— GIVEN INSTRUCTION —
Check each line of the material below, and copy it if it holds the string "this".

— DATASET EXCERPTS —
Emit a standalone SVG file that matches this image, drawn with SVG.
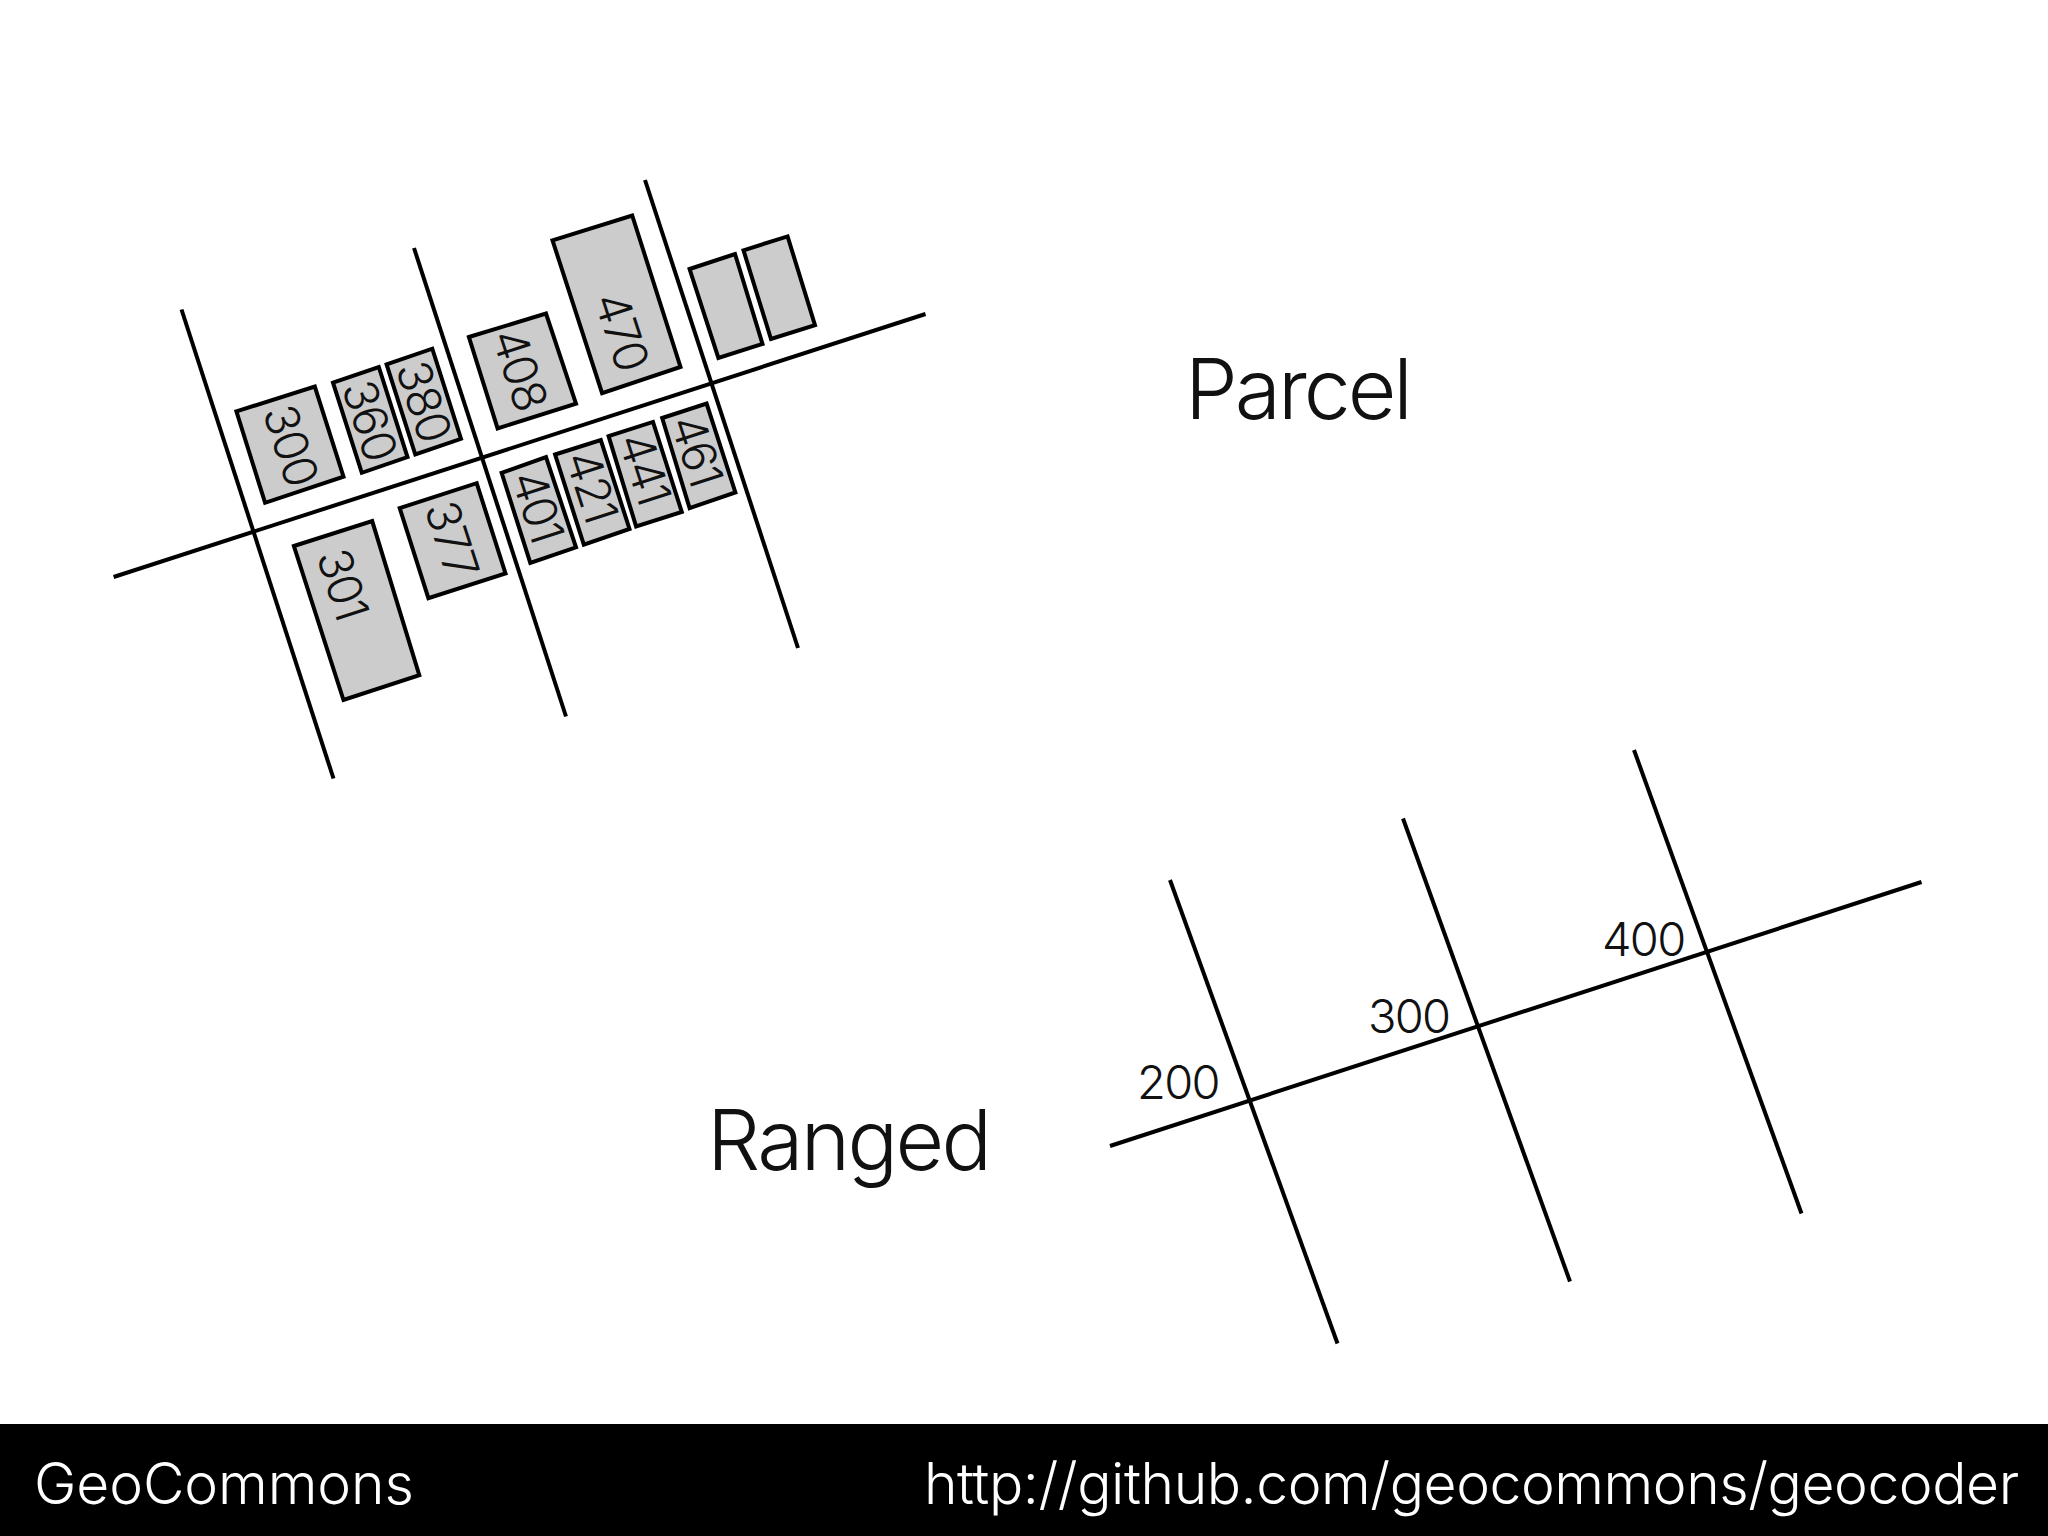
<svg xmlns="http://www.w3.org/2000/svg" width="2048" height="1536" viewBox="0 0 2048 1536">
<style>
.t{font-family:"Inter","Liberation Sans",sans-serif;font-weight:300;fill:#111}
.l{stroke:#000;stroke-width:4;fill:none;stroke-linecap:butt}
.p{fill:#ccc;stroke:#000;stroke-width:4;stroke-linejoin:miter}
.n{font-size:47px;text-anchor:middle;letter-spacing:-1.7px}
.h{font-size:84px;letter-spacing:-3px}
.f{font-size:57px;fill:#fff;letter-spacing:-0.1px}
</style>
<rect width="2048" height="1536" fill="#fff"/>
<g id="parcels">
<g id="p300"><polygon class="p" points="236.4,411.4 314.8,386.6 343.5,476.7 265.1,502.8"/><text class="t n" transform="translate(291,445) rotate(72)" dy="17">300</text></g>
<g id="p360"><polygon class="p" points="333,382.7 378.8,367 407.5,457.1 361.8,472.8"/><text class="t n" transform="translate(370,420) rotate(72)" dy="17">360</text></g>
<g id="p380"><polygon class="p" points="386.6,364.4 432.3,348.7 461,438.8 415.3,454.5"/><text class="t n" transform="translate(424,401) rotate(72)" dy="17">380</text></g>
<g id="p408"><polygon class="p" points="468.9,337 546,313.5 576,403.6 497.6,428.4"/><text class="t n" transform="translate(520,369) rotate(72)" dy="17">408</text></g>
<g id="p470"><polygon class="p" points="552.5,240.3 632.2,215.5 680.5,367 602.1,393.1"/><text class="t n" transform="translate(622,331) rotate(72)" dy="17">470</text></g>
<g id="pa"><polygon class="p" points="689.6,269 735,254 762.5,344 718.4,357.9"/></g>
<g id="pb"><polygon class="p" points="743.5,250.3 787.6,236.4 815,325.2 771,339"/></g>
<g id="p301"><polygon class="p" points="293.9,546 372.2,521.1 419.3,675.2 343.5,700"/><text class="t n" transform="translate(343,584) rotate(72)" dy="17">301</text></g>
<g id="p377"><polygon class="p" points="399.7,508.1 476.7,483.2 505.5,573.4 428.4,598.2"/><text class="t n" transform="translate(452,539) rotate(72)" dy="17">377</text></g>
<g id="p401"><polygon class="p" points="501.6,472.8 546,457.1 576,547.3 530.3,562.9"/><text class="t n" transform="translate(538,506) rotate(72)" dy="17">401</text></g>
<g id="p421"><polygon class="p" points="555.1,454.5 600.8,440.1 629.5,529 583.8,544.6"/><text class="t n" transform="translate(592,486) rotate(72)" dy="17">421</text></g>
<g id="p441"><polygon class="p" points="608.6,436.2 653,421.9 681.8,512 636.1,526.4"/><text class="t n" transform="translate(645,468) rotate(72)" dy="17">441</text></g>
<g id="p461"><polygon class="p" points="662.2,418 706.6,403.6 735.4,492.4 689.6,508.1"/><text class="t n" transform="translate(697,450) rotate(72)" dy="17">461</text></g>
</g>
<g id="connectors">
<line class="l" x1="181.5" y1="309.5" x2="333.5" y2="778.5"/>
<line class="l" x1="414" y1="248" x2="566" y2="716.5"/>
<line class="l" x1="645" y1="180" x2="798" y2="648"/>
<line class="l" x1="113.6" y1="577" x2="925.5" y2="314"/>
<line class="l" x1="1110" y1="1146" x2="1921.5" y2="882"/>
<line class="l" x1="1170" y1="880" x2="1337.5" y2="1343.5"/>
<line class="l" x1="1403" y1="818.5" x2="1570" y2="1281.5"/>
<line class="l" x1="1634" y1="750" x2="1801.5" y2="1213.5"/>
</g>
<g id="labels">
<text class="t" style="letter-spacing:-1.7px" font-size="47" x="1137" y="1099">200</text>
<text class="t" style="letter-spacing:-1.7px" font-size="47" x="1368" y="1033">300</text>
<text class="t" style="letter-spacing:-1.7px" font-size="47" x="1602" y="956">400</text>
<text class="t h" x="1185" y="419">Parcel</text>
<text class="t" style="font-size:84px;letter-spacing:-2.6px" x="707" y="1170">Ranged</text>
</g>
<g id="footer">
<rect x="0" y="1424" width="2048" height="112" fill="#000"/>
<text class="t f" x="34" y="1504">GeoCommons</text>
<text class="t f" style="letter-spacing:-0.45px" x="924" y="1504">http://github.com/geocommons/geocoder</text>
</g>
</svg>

---

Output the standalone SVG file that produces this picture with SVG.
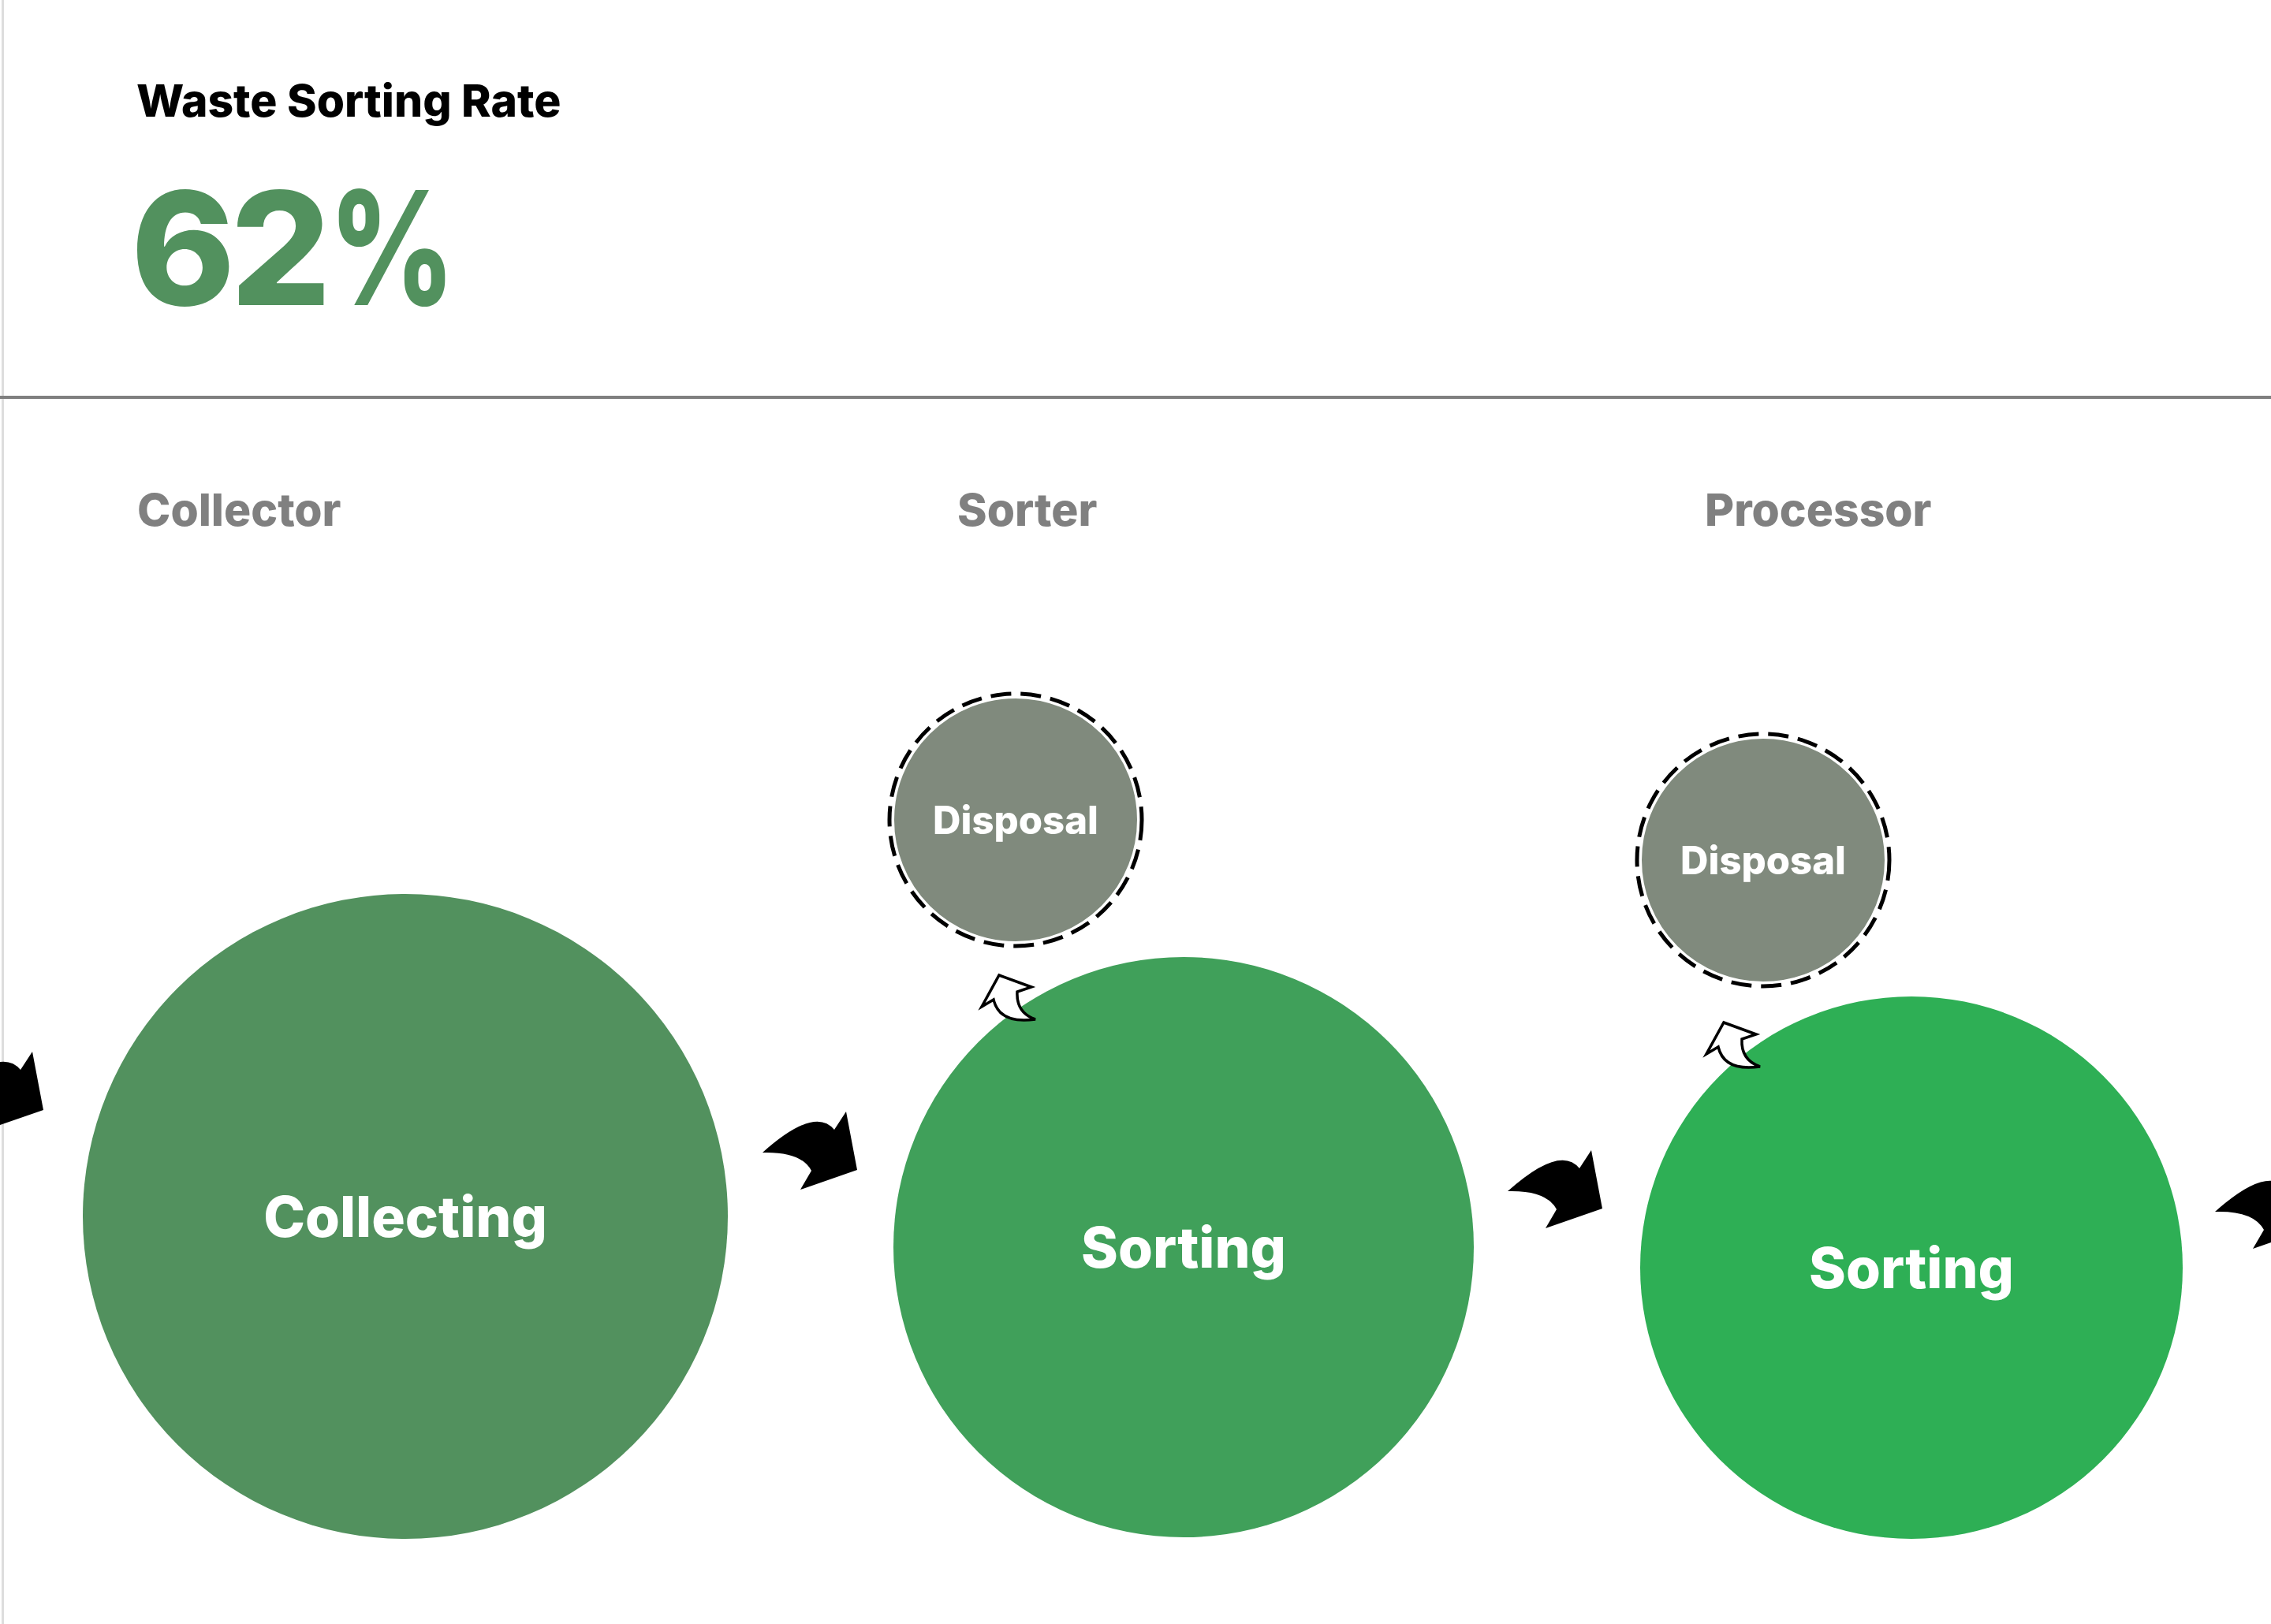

— WRITTEN SOLUTION —
Emit a standalone SVG file that matches this image, drawn with SVG.
Output the standalone SVG file that produces this picture with SVG.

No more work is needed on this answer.